> **Data provided**
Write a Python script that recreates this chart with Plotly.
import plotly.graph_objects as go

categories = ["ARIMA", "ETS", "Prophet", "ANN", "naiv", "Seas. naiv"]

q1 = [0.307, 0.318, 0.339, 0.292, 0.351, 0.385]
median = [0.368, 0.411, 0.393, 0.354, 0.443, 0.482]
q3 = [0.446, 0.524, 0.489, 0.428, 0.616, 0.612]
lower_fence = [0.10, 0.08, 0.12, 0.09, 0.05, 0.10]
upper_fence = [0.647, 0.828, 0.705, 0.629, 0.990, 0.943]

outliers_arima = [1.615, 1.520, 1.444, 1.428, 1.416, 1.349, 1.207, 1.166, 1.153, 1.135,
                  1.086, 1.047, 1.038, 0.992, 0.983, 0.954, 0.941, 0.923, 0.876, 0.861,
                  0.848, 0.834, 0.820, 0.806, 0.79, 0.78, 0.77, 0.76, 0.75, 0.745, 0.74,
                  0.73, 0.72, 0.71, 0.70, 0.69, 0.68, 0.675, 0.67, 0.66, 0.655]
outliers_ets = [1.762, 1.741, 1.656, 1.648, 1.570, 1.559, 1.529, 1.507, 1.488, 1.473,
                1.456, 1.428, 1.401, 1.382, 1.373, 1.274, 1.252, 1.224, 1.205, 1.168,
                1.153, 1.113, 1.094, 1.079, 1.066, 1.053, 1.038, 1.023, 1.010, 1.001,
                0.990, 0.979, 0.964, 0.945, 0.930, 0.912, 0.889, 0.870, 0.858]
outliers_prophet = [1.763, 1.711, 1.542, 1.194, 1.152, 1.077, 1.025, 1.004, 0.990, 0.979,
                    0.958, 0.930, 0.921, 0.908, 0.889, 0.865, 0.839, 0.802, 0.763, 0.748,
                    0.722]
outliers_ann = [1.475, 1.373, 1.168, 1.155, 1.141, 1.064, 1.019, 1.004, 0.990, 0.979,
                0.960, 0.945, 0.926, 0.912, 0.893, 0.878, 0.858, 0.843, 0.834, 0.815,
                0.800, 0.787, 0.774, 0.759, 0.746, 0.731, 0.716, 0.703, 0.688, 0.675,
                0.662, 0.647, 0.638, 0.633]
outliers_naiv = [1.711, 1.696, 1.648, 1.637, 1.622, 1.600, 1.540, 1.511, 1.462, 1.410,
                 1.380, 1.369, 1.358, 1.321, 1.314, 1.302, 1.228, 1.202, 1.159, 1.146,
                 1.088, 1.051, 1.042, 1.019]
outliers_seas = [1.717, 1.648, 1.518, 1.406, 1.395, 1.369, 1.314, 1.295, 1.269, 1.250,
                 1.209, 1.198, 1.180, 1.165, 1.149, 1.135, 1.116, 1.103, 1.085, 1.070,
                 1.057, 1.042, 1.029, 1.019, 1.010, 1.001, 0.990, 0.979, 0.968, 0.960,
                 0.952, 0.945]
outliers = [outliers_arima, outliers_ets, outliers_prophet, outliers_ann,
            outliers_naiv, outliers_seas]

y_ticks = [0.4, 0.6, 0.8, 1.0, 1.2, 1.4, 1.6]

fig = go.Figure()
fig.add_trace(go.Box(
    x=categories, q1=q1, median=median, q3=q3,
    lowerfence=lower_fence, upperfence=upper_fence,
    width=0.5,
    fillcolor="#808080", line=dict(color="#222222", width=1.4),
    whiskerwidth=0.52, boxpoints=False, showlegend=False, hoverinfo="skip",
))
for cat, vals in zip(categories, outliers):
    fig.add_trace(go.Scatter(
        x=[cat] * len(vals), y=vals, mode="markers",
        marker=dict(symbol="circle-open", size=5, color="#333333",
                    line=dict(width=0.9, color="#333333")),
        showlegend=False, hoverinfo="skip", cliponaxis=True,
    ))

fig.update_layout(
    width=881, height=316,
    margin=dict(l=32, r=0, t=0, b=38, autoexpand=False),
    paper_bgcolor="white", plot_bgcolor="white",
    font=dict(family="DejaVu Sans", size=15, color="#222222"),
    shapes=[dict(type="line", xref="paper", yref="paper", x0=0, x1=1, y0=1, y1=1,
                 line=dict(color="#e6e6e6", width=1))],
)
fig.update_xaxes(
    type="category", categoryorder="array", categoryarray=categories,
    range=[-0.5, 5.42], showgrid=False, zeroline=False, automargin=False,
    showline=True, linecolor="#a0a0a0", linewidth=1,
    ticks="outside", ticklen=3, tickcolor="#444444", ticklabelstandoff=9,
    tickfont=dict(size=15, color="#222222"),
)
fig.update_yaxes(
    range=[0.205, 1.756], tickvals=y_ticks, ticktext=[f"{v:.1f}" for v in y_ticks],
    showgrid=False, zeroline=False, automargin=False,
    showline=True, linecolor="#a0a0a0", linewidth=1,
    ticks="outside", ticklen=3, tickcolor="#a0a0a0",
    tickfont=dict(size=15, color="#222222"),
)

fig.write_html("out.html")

> **Problem statement**
Return the full listing, character for character.

> **Reply**
Write a Python script that recreates this chart with Plotly.
import plotly.graph_objects as go

categories = ["ARIMA", "ETS", "Prophet", "ANN", "naiv", "Seas. naiv"]

q1 = [0.307, 0.318, 0.339, 0.292, 0.351, 0.385]
median = [0.368, 0.411, 0.393, 0.354, 0.443, 0.482]
q3 = [0.446, 0.524, 0.489, 0.428, 0.616, 0.612]
lower_fence = [0.10, 0.08, 0.12, 0.09, 0.05, 0.10]
upper_fence = [0.647, 0.828, 0.705, 0.629, 0.990, 0.943]

outliers_arima = [1.615, 1.520, 1.444, 1.428, 1.416, 1.349, 1.207, 1.166, 1.153, 1.135,
                  1.086, 1.047, 1.038, 0.992, 0.983, 0.954, 0.941, 0.923, 0.876, 0.861,
                  0.848, 0.834, 0.820, 0.806, 0.79, 0.78, 0.77, 0.76, 0.75, 0.745, 0.74,
                  0.73, 0.72, 0.71, 0.70, 0.69, 0.68, 0.675, 0.67, 0.66, 0.655]
outliers_ets = [1.762, 1.741, 1.656, 1.648, 1.570, 1.559, 1.529, 1.507, 1.488, 1.473,
                1.456, 1.428, 1.401, 1.382, 1.373, 1.274, 1.252, 1.224, 1.205, 1.168,
                1.153, 1.113, 1.094, 1.079, 1.066, 1.053, 1.038, 1.023, 1.010, 1.001,
                0.990, 0.979, 0.964, 0.945, 0.930, 0.912, 0.889, 0.870, 0.858]
outliers_prophet = [1.763, 1.711, 1.542, 1.194, 1.152, 1.077, 1.025, 1.004, 0.990, 0.979,
                    0.958, 0.930, 0.921, 0.908, 0.889, 0.865, 0.839, 0.802, 0.763, 0.748,
                    0.722]
outliers_ann = [1.475, 1.373, 1.168, 1.155, 1.141, 1.064, 1.019, 1.004, 0.990, 0.979,
                0.960, 0.945, 0.926, 0.912, 0.893, 0.878, 0.858, 0.843, 0.834, 0.815,
                0.800, 0.787, 0.774, 0.759, 0.746, 0.731, 0.716, 0.703, 0.688, 0.675,
                0.662, 0.647, 0.638, 0.633]
outliers_naiv = [1.711, 1.696, 1.648, 1.637, 1.622, 1.600, 1.540, 1.511, 1.462, 1.410,
                 1.380, 1.369, 1.358, 1.321, 1.314, 1.302, 1.228, 1.202, 1.159, 1.146,
                 1.088, 1.051, 1.042, 1.019]
outliers_seas = [1.717, 1.648, 1.518, 1.406, 1.395, 1.369, 1.314, 1.295, 1.269, 1.250,
                 1.209, 1.198, 1.180, 1.165, 1.149, 1.135, 1.116, 1.103, 1.085, 1.070,
                 1.057, 1.042, 1.029, 1.019, 1.010, 1.001, 0.990, 0.979, 0.968, 0.960,
                 0.952, 0.945]
outliers = [outliers_arima, outliers_ets, outliers_prophet, outliers_ann,
            outliers_naiv, outliers_seas]

y_ticks = [0.4, 0.6, 0.8, 1.0, 1.2, 1.4, 1.6]

fig = go.Figure()
fig.add_trace(go.Box(
    x=categories, q1=q1, median=median, q3=q3,
    lowerfence=lower_fence, upperfence=upper_fence,
    width=0.5,
    fillcolor="#808080", line=dict(color="#222222", width=1.4),
    whiskerwidth=0.52, boxpoints=False, showlegend=False, hoverinfo="skip",
))
for cat, vals in zip(categories, outliers):
    fig.add_trace(go.Scatter(
        x=[cat] * len(vals), y=vals, mode="markers",
        marker=dict(symbol="circle-open", size=5, color="#333333",
                    line=dict(width=0.9, color="#333333")),
        showlegend=False, hoverinfo="skip", cliponaxis=True,
    ))

fig.update_layout(
    width=881, height=316,
    margin=dict(l=32, r=0, t=0, b=38, autoexpand=False),
    paper_bgcolor="white", plot_bgcolor="white",
    font=dict(family="DejaVu Sans", size=15, color="#222222"),
    shapes=[dict(type="line", xref="paper", yref="paper", x0=0, x1=1, y0=1, y1=1,
                 line=dict(color="#e6e6e6", width=1))],
)
fig.update_xaxes(
    type="category", categoryorder="array", categoryarray=categories,
    range=[-0.5, 5.42], showgrid=False, zeroline=False, automargin=False,
    showline=True, linecolor="#a0a0a0", linewidth=1,
    ticks="outside", ticklen=3, tickcolor="#444444", ticklabelstandoff=9,
    tickfont=dict(size=15, color="#222222"),
)
fig.update_yaxes(
    range=[0.205, 1.756], tickvals=y_ticks, ticktext=[f"{v:.1f}" for v in y_ticks],
    showgrid=False, zeroline=False, automargin=False,
    showline=True, linecolor="#a0a0a0", linewidth=1,
    ticks="outside", ticklen=3, tickcolor="#a0a0a0",
    tickfont=dict(size=15, color="#222222"),
)

fig.write_html("out.html")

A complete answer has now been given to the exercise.